Oral Presentation Institute of Australian Geographers & The New Zealand Geographical Society Conference 2014

Emotions as spatio-temporal intensities: Singlehood, Family and the Singaporean Nation (14722)

Kamalini Ramdas 1
  1. National University of Singapore, Singapore

This paper analyses Singaporean women’s experiences of singlehood by focusing on the emotional intensities that emerge as the women balance caring for themselves and their parents. Spanning three cities, Singapore, Melbourne and London, the paper focuses on the women’s emotional geographies as they live the kinds of lives they want to live, as well as fulfil their roles as daughters and members of the Singaporean nation who are expected to marry and have children within marriage. The paper conceptualises emotions as spatio-temporally grounded intensities that emerge at the nexus of a valorisation of individual choice, and reification of the disciplining effects of state biopolitics. It draws from existing arguments by feminist geographers on the emotional geographies of care, while also framing care as a relational ethic that requires balancing the needs of the carer alongside the needs of the cared for.
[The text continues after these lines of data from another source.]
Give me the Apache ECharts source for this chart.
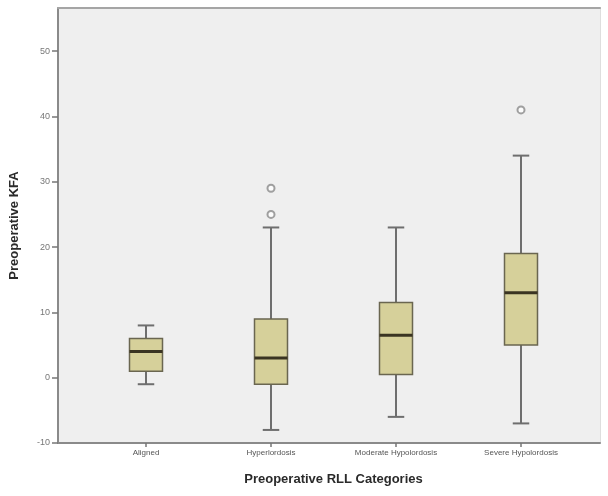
<!DOCTYPE html>
<html>
<head>
<meta charset="utf-8">
<script src="https://cdn.jsdelivr.net/npm/echarts@6/dist/echarts.min.js"></script>
<style>html,body{margin:0;padding:0;background:#fff}#c{width:608px;height:496px}</style>
</head>
<body>
<div id="c"></div>
<script>
var categories = ['Aligned', 'Hyperlordosis', 'Moderate Hypolordosis', 'Severe Hypolordosis'];
var lowWhisker = [-1, -8, -6, -7];
var q1 = [1, -1, 0.5, 5];
var median = [4, 3, 6.5, 13];
var q3 = [6, 9, 11.5, 19];
var highWhisker = [8, 23, 23, 34];
var outliers = [[1, 29], [1, 25], [3, 41]];
var yTicks = [-10, 0, 10, 20, 30, 40, 50];

var boxData = categories.map(function (c, i) {
  return [i, lowWhisker[i], q1[i], median[i], q3[i], highWhisker[i]];
});

var chart = echarts.init(document.getElementById('c'));
var Y_MIN = -10, Y_MAX = 56.6;
chart.setOption({
  animation: false,
  grid: [
    { left: 56, right: 8, top: 8, bottom: 53, show: true, backgroundColor: '#efefef', borderWidth: 0 },
    { left: 83.5, width: 500, top: 8, bottom: 53 }
  ],
  xAxis: [
    { type: 'value', gridIndex: 0, min: 0, max: 1, position: 'bottom',
      axisLine: { show: true, onZero: false, lineStyle: { color: '#8a8a8a', width: 2 } },
      axisTick: { show: false }, axisLabel: { show: false }, splitLine: { show: false } },
    { type: 'value', gridIndex: 0, min: 0, max: 1, position: 'top',
      axisLine: { show: true, onZero: false, lineStyle: { color: '#a5a5a5', width: 2 } },
      axisTick: { show: false }, axisLabel: { show: false }, splitLine: { show: false } },
    { type: 'category', gridIndex: 1, data: categories, boundaryGap: true,
      axisLine: { show: false, onZero: false },
      axisTick: { show: true, alignWithLabel: true, length: 4, lineStyle: { color: '#777', width: 1.5 } },
      axisLabel: { fontSize: 8, color: '#555', margin: 6, fontFamily: 'Liberation Sans' },
      name: 'Preoperative RLL Categories', nameLocation: 'middle', nameGap: 30,
      nameTextStyle: { fontSize: 13, fontWeight: 'bold', color: '#2a2a2a', fontFamily: 'Liberation Sans' } }
  ],
  yAxis: [
    { type: 'value', gridIndex: 0, min: Y_MIN, max: Y_MAX, position: 'left',
      axisLine: { show: true, onZero: false, lineStyle: { color: '#8a8a8a', width: 2 } },
      axisTick: { show: true, length: 6, customValues: yTicks, lineStyle: { color: '#777', width: 1.5 } },
      axisLabel: { fontSize: 9, color: '#777', margin: 8, customValues: yTicks, fontFamily: 'Liberation Sans' },
      splitLine: { show: false },
      name: 'Preoperative KFA', nameLocation: 'middle', nameGap: 37,
      nameTextStyle: { fontSize: 13, fontWeight: 'bold', color: '#2a2a2a', fontFamily: 'Liberation Sans' } },
    { type: 'value', gridIndex: 0, min: Y_MIN, max: Y_MAX, position: 'right',
      axisLine: { show: true, onZero: false, lineStyle: { color: '#dedede', width: 1 } },
      axisTick: { show: false }, axisLabel: { show: false }, splitLine: { show: false } },
    { type: 'value', gridIndex: 1, min: Y_MIN, max: Y_MAX, show: false }
  ],
  series: [
    {
      type: 'custom', xAxisIndex: 2, yAxisIndex: 2,
      data: boxData,
      renderItem: function (params, api) {
        var i = api.value(0);
        var lo = api.coord([i, api.value(1)]);
        var b1 = api.coord([i, api.value(2)]);
        var md = api.coord([i, api.value(3)]);
        var b3 = api.coord([i, api.value(4)]);
        var hi = api.coord([i, api.value(5)]);
        var bw = api.size([1, 0])[0] * 0.264;
        var cw = bw / 2;
        var x = lo[0];
        var ws = { stroke: '#6e6e6e', lineWidth: 2 };
        return {
          type: 'group',
          children: [
            { type: 'line', shape: { x1: x, y1: hi[1], x2: x, y2: b3[1] }, style: ws },
            { type: 'line', shape: { x1: x, y1: b1[1], x2: x, y2: lo[1] }, style: ws },
            { type: 'line', shape: { x1: x - cw / 2, y1: hi[1], x2: x + cw / 2, y2: hi[1] }, style: ws },
            { type: 'line', shape: { x1: x - cw / 2, y1: lo[1], x2: x + cw / 2, y2: lo[1] }, style: ws },
            { type: 'rect', shape: { x: x - bw / 2, y: b3[1], width: bw, height: b1[1] - b3[1] },
              style: { fill: '#d6d09a', stroke: '#6a6650', lineWidth: 1.5 } },
            { type: 'line', shape: { x1: x - bw / 2, y1: md[1], x2: x + bw / 2, y2: md[1] },
              style: { stroke: '#3a3422', lineWidth: 3 } }
          ]
        };
      }
    },
    {
      type: 'scatter', xAxisIndex: 2, yAxisIndex: 2,
      data: outliers,
      symbol: 'emptyCircle', symbolSize: 7,
      itemStyle: { color: '#8a8a8a', borderColor: '#8a8a8a', borderWidth: 1.5 }
    }
  ]
});
</script>
</body>
</html>
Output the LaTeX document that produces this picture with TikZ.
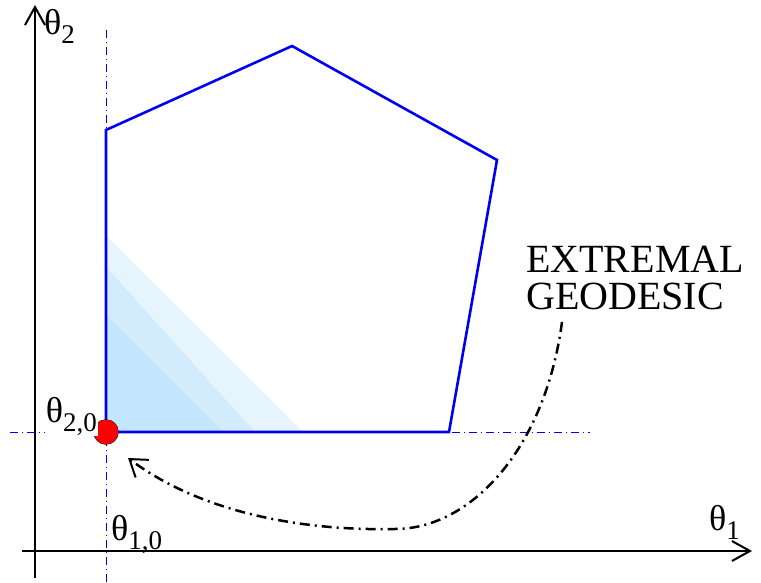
\documentclass[tikz,border=0pt]{standalone}
\usepackage{fontspec}
\setmainfont{Liberation Serif}
\usetikzlibrary{positioning, arrows.meta}
\usepackage{xcolor}
\definecolor{regionBlue}{HTML}{0000F0}
\definecolor{shadeLight}{HTML}{E6F4FE}
\definecolor{shadeMid}{HTML}{D2ECFD}
\definecolor{shadeDark}{HTML}{C4E6FC}
\newcommand{\angsub}[1]{\raisebox{-0.25em}{\fontsize{27}{27}\selectfont #1}}

\begin{document}
\begin{tikzpicture}[
    x=1pt, y=-1pt,
    axis/.style={draw=black, line width=2.5pt, -{Straight Barb[length=18pt,width=20pt,line width=2pt]}},
    guide/.style={draw=regionBlue, line width=1pt, dash pattern=on 8pt off 4pt on 1pt off 4pt},
    border/.style={draw=regionBlue, line width=2.6pt, line join=miter},
    geodesic/.style={draw=black, line width=2.5pt, dash pattern=on 10pt off 5pt on 2pt off 5pt,
        -{Straight Barb[length=16pt,width=22pt,line width=2pt]}},
    anglabel/.style={font=\fontsize{36}{38}\selectfont, inner sep=1pt}
]
    \useasboundingbox (0,0) rectangle (761,583);

    % Corner and vertices of the region
    \coordinate (C) at (106,432);
    \coordinate (P1) at (106,130);
    \coordinate (P2) at (292,46);
    \coordinate (P3) at (497,160);
    \coordinate (P4) at (449,432);

    % Shaded wedges at the corner
    \fill[shadeLight] (C) -- (106,236) -- (303,432) -- cycle;
    \fill[shadeMid] (C) -- (106,267) -- (255,432) -- cycle;
    \fill[shadeDark] (C) -- (106,315) -- (223,432) -- cycle;

    % Axes
    \coordinate (O) at (35,551);
    \draw[axis] (35,578) -- (35,5);
    \draw[axis] (22,551) -- (752,551);

    % Guide lines through the corner
    \draw[guide] (106,30) -- (106,582);
    \draw[guide] (10,432) -- (590,432);

    % Region boundary
    \draw[border] (C) -- (P1) -- (P2) -- (P3) -- (P4) -- cycle;

    % Starting point
    \node[circle, fill=red, draw=black, line width=0.3pt, minimum size=25pt, inner sep=0pt] (start) at (C) {};

    % Labels
    \node[anglabel, anchor=base west] (t2) at (43,35) {θ\angsub{2}};
    \node[anglabel, anchor=base east] (t1) at (741,530) {θ\angsub{1}};
    \node[anglabel, anchor=base east, fill=white] (t20) at (98,422) {θ\angsub{2,0}};
    \node[anglabel, anchor=base west] (t10) at (110,540) {θ\angsub{1,0}};
    \node[font=\fontsize{40}{37}\selectfont, align=left, anchor=north west, inner sep=0pt] (geo) at (526,246) {EXTREMAL\\GEODESIC};

    % Extremal geodesic back to the start
    \coordinate (g0) at (562,322);
    \coordinate (tip) at (128,458);
    \draw[geodesic] (g0) .. controls (545,450) and (470,529) .. (395,529)
        .. controls (300,531) and (200,512) .. (tip);
\end{tikzpicture}
\end{document}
Care is recognised not only as physical and financial care, but also as emotional work between the carer and cared for, each desiring what they believe is best for the other. In conceptualising emotions as spatio-temporal intensities, this paper fleshes out the complex and intertwined emotional spatialities of familyhood that align with, but are also more complex than can be captured in the biopolitical framework that sometimes underpins existing literature on the transnational family and transnational care.